Thanks guys for your posts!

 

[JV]

It would be desirable to develop a standard fading test setup using the black fluorescent lights presented by Grandad in Post #6. I will look at existing fading test setups and report back.

JV

 

[fadeaway]

JV,

I own a compact fluorescent 13 watt Black Light Noma Brand. It emits plenty of UVA and will make many organic materials and all materials treated with whiteners fluoresce even from some distance. It does not only have a violet filter (glass is violet coloured) but also a phosphor that emits in the UVA region. A couple of weeks ago I performed a fade test with BCI 6 inks and microporous paper by wrapping the print around the circumference. I left this for 12 hours burning. After the test I could not discern visually, any degree of fading between the masked and unmasked regions.

I ran a similar test with a Philips Marathon CFL of the same size, form and wattage. This is a white light emitter rated 900 lumens and a 2700K colour temperature. The difference is that I ran this test for 66 hrs. The result was a visually obvious fading. Oddly enough the elastic that I used to hold the print had broken and had many cracks in it -a sign of UV damage. The fading did not occur in a masked area. BTW the CFL white emitter at the position of the print was producing a light output greater than noon day sun confirmed by my light meter.
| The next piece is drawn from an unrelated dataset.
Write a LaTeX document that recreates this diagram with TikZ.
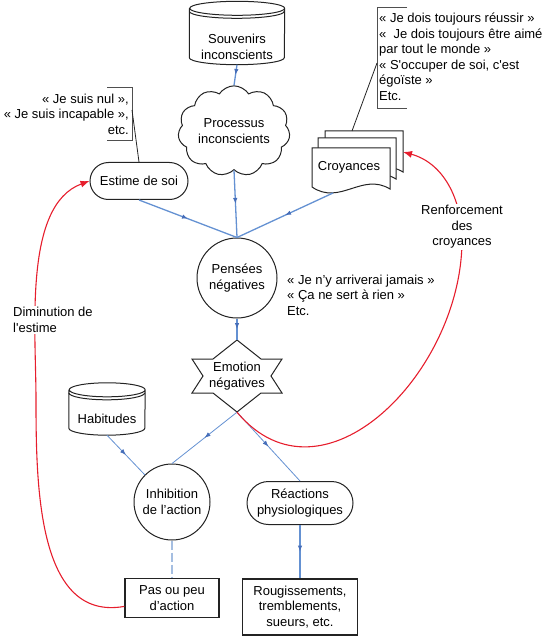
\documentclass[tikz,border=0pt]{standalone}
\usepackage{fontspec}
\setmainfont{Liberation Sans}
\usetikzlibrary{shapes.misc, shapes.symbols, calc, arrows.meta, decorations.markings}
\definecolor{linkblue}{RGB}{100,145,210}
\definecolor{tipblue}{RGB}{70,110,185}
\definecolor{paleblue}{RGB}{165,190,225}
\definecolor{loopred}{RGB}{230,30,45}
\definecolor{edgegray}{RGB}{35,35,35}
\tikzset{
  txt/.style={font=\fontsize{13}{15.5}\selectfont, align=center, inner sep=0pt},
  outline/.style={draw=edgegray, line width=1pt},
  bubble/.style={txt, outline, fill=white, circle},
  pill/.style={txt, outline, fill=white, rounded rectangle},
  boxnode/.style={txt, outline, fill=white, rectangle, line width=1.4pt},
  cloudnode/.style={txt, outline, fill=white, cloud, cloud puffs=11, cloud puff arc=115,
    aspect=1.3, minimum width=112pt, minimum height=88pt},
  drum/.style={inner sep=0pt},
  flow/.style={draw=linkblue, line width=1.3pt, postaction={decorate},
    decoration={markings, mark=at position 0.5 with {\arrow[tipblue]{Latex[length=6pt,width=4.5pt]}}}},
  thinflow/.style={flow, line width=0.8pt},
  dashflow/.style={draw=paleblue, line width=1.5pt, dash pattern=on 9pt off 3pt},
  loop/.style={draw=loopred, line width=1.1pt, -{Latex[length=9pt,width=7pt]}},
  notebrace/.style={draw=edgegray!80, line width=0.9pt},
  notelink/.style={draw=edgegray, line width=0.8pt},
  looplabel/.style={txt, fill=white, inner sep=1pt}
}
% cylinder outline around an empty node: name, half width
\newcommand{\drumoutline}[2]{%
  \draw[outline] ($(#1.north west)+(0,-7)$) -- ($(#1.south west)+(0,7)$)
    arc[start angle=180, end angle=360, x radius=#2, y radius=7]
    -- ($(#1.north east)+(0,-7)$)
    arc[start angle=0, end angle=360, x radius=#2, y radius=7];
  \draw[outline] ($(#1.north west)+(0,-10)$)
    arc[start angle=180, end angle=360, x radius=#2, y radius=7];
}

\begin{document}
\begin{tikzpicture}[x=1pt, y=1pt]
  \useasboundingbox (0,0) rectangle (551,-636);

  % souvenirs + processus
  \node[drum, minimum width=95pt, minimum height=63pt] (sou) at (237,-33) {};
  \drumoutline{sou}{47.5}
  \node[txt] (soutxt) at (237,-47) {Souvenirs\\inconscients};
  \node[cloudnode] (clo) at (234,-131) {Processus\\inconscients};

  % croyances (pile of documents)
  \foreach \dx/\dy in {13/17, 6/10, 0/0}
    \draw[outline, fill=white] (312+\dx,-148+\dy) -- (390+\dx,-148+\dy) -- (390+\dx,-189+\dy)
      .. controls (362+\dx,-172+\dy) and (340+\dx,-206+\dy) .. (312+\dx,-187+\dy) -- cycle;
  \node[txt] (cro) at (349,-167) {Croyances};
  \coordinate (crotop) at (352,-131);
  \coordinate (croside) at (403,-152);
  \coordinate (crobot) at (333,-193);

  \node[txt, align=left, anchor=west] (cronote) at (379,-57)
    {« Je dois toujours réussir »\\«\ \ Je dois toujours être aimé\\par tout le monde »\\« S\textquotesingle occuper de soi, c\textquotesingle est\\égoïste »\\Etc.};
  \draw[notebrace] (407,-7) -- (377,-7) -- (377,-108) -- (407,-108);
  \coordinate (crobrace) at (377,-63);
  \draw[notelink] (crobrace) -- (crotop);

  % estime de soi
  \node[pill, minimum width=98pt, minimum height=37pt] (est) at (139,-181) {Estime de soi};
  \node[txt, align=right, anchor=east] (estnote) at (129,-114)
    {« Je suis nul »,\\« Je suis incapable »,\\etc.};
  \draw[notebrace] (107,-87) -- (132,-87) -- (132,-140) -- (107,-140);
  \coordinate (estbrace) at (132,-110);
  \draw[notelink] (estbrace) -- (est.north);

  % pensees, emotion
  \node[bubble, minimum size=80pt] (pens) at (237,-278) {Pensées\\négatives};
  \node[txt, align=left, anchor=west] (pensnote) at (287,-295)
    {« Je n’y arriverai jamais »\\« Ça ne sert à rien »\\Etc.};
  \node[txt, minimum width=90pt, minimum height=72pt] (emo) at (237,-376) {Emotion\\négatives};
  \draw[outline, shift={(emo.center)}] (0,36) -- (24,17) -- (45,17) -- (34,0) -- (45,-17)
    -- (24,-17) -- (0,-36) -- (-24,-17) -- (-45,-17) -- (-34,0) -- (-45,17) -- (-24,17) -- cycle;

  % bottom part
  \node[drum, minimum width=76pt, minimum height=52pt] (hab) at (107,-409) {};
  \drumoutline{hab}{38}
  \node[txt] (habtxt) at (107,-419) {Habitudes};
  \node[bubble, minimum size=76pt] (inh) at (172,-502) {Inhibition\\de l’action};
  \node[pill, minimum width=106pt, minimum height=43pt] (rea) at (300,-503) {Réactions\\physiologiques};
  \node[boxnode, minimum width=94pt, minimum height=39pt] (pas) at (172,-598) {Pas ou peu\\d’action};
  \node[boxnode, minimum width=115pt, minimum height=56pt] (rou) at (300,-607) {Rougissements,\\tremblements,\\sueurs, etc.};

  % connectors
  \draw[flow] (sou.south) -- (clo.north);
  \draw[flow] (clo.south) -- (pens.north);
  \draw[flow] (est.south) -- (pens.north);
  \draw[flow] (crobot) -- (pens.north);
  \draw[flow] (pens.south) -- (emo.north);
  \draw[thinflow] (emo.south) -- (inh.north);
  \draw[thinflow] (emo.south) -- (rea.north);
  \draw[thinflow] (hab.south) -- (inh.135);
  \draw[flow] (rea.south) -- (rou.north);
  \draw[dashflow] (inh.south) -- (pas.north);

  % feedback loops
  \coordinate (dimmid) at (36,-400);
  \draw[loop] (pas.190) to[out=190, in=-90] (dimmid) to[out=90, in=200, looseness=0.8] (est.west);
  \coordinate (renfmid) at (462,-240);
  \draw[loop] (emo.south) to[out=-50, in=-90, looseness=1.2] (renfmid) to[out=90, in=-15] (croside);
  \node[looplabel, align=left, anchor=west] (dimlabel) at (12,-320) {Diminution de\\l\textquotesingle estime};
  \node[looplabel] (renflabel) at (462,-227) {Renforcement\\des\\croyances};
\end{tikzpicture}
\end{document}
Now the difference in duration is unfair but since the UV lamp should be emitting somewhere in the order of atleast 20x and maybe as much as 50x the UV, UV fading should have been apparent after 3.5 hrs of exposure. This reason is a complete mystery to me. If you have a CFL black light or other, give it a try. I would like to see some confirmation. Is there sometihng else going on? Are other spectrums of light needed as well?